7. The composition of claim 1, wherein the density is between 960 and 2640 kg/m3.

8. A method for cementing a subterranean well, having a borehole into which a casing string has been installed, comprising:

(i) preparing a spacer that comprises water, a clay, a weighting agent, a first cement retarder and a borate compound;

(ii) placing the spacer fluid in the well, followed and/or preceded by a Portland cement slurry that comprises a second cement retarder and a borate compound.

9. The method of claim 8, wherein the first and/or the second cement retarder comprises sodium gluconate, calcium gluconate, sodium glucoheptonate, calcium glucoheptonate, sodium lignosulfonate, calcium lignosulfonate, salts derived from amino trimethylene phosphonic acid (ATP), 1-hydroxyethylidene-1,1,-disphosphonic acid (HEDP), ethylene diamine tetramethylene phosphonic acid (EDTMP), diethylene triamine pentamethylene phosphonic acid (DTPMP), polyamino phosphonic acid and bis(hexamethylene triamine pentamethylene phosphonic acid), or combinations thereof.

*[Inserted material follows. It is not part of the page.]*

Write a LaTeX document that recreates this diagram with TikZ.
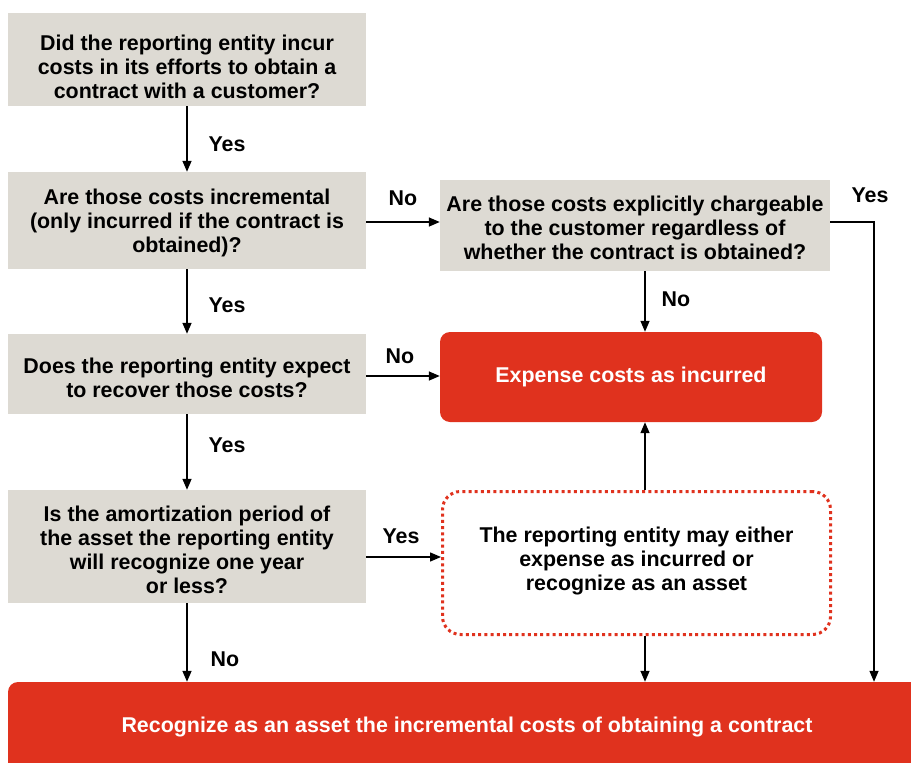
\documentclass[tikz,border=0pt]{standalone}
\usepackage{fontspec}
\setmainfont{Liberation Sans}
\usetikzlibrary{arrows.meta}
\definecolor{boxgray}{RGB}{221,218,211}
\definecolor{pwcred}{RGB}{224,50,30}
\begin{document}
\begin{tikzpicture}[x=1pt,y=-1pt,
  every node/.style={font=\fontsize{21.4}{24}\selectfont\bfseries},
  qbox/.style={fill=boxgray,draw=none,rectangle,align=center,inner sep=0pt},
  redbox/.style={fill=pwcred,draw=none,rounded corners=10pt,align=center,inner sep=0pt,text=white},
  dotbox/.style={draw=pwcred,line width=3pt,dash pattern=on 3pt off 3.2pt,rounded corners=18pt,align=center,inner sep=0pt,fill=white},
  tl/.style={align=center,inner sep=0pt},
  arr/.style={line width=1.4pt,-{Triangle[length=11pt,width=9pt]}},
  lbl/.style={inner sep=0pt}]
\clip (0,0) rectangle (911,763);
\useasboundingbox (0,0) rectangle (911,763);

\node[qbox,minimum width=358pt,minimum height=93pt,
  label={[tl,yshift=-7pt]center:{Did the reporting entity incur\\costs in its efforts to obtain a\\contract with a customer?}}] (b1) at (187,59.5) {};
\node[qbox,minimum width=358pt,minimum height=97pt,
  label={[tl,yshift=-2pt]center:{Are those costs incremental\\(only incurred if the contract is\\obtained)?}}] (b2) at (187,220.5) {};
\node[qbox,minimum width=390pt,minimum height=91pt,
  label={[tl,yshift=-2pt]center:{Are those costs explicitly chargeable\\to the customer regardless of\\whether the contract is obtained?}}] (b3) at (635,225.5) {};
\node[qbox,minimum width=358pt,minimum height=80pt,
  label={[tl,yshift=-4pt]center:{Does the reporting entity expect\\to recover those costs?}}] (b4) at (187,374) {};
\node[redbox,minimum width=382pt,minimum height=90pt] (exp) at (631,377)
  {Expense costs as incurred};
\node[qbox,minimum width=358pt,minimum height=113pt,
  label={[tl,yshift=-3pt]center:{Is the amortization period of\\the asset the reporting entity\\will recognize one year\\or less?}}] (b5) at (187,546.5) {};
\node[dotbox,minimum width=388pt,minimum height=143pt,
  label={[tl,yshift=2pt]center:{The reporting entity may either\\expense as incurred or\\recognize as an asset}}] (dot) at (636.5,563) {};
\node[redbox,minimum width=918pt,minimum height=96pt] (bot) at (467,730) {};
\node[lbl,text=white] (bottxt) at (467,727) {Recognize as an asset the incremental costs of obtaining a contract};

\coordinate (cx) at (645,0);
\coordinate (rx) at (874,0);
\coordinate (y2) at (0,222);
\coordinate (y4) at (0,376);
\coordinate (y5) at (0,557);

\draw[arr] (b1.south) -- (b2.north);
\draw[arr] (b2.south) -- (b4.north);
\draw[arr] (b4.south) -- (b5.north);
\draw[arr] (b5.south) -- (bot.north -| b5.south);
\draw[arr] (b2.east |- y2) -- (b3.west |- y2);
\draw[arr] (b4.east |- y4) -- (exp.west |- y4);
\draw[arr] (b5.east |- y5) -- (dot.west |- y5);
\draw[arr] (b3.south -| cx) -- (exp.north -| cx);
\draw[arr] (dot.north -| cx) -- (exp.south -| cx);
\draw[arr] (dot.south -| cx) -- (bot.north -| cx);
\draw[arr] (b3.east |- y2) -- (rx |- y2) -- (bot.north -| rx);

\node[lbl] (l1) at (227,144) {Yes};
\node[lbl] (l2) at (227,305) {Yes};
\node[lbl] (l3) at (227,445) {Yes};
\node[lbl] (l4) at (225,659) {No};
\node[lbl] (l5) at (403,198) {No};
\node[lbl] (l6) at (400,356) {No};
\node[lbl] (l7) at (401,536) {Yes};
\node[lbl] (l8) at (676,299) {No};
\node[lbl] (l9) at (870,195) {Yes};
\end{tikzpicture}
\end{document}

10. The method of claim 8, wherein the borate-compound concentration in the spacer fluid is between 0.5% and 5.0% by weight of water.

11. The method of claim 8, wherein the retarder concentration in the spacer fluid is between 0.1% and 5.0% by weight of water.

12. The method of claim 8, wherein the spacer fluid further comprises polystyrene sulfonate, styrene sulfonate/maleic anhydride copolymer or a combination thereof.

13. The method of claim 8, wherein the spacer-fluid density is between 960 kg/m3 and 2640 kg/m3.

14. The method of claim 8, wherein the spacer-fluid and cement-slurry temperature is between about 85° C. and 300° C.

15. The method according to claim 8, wherein the cement slurry displaces or is displaced by the spacer fluid until the cement slurry fills the annular region between the casing string and the borehole wall.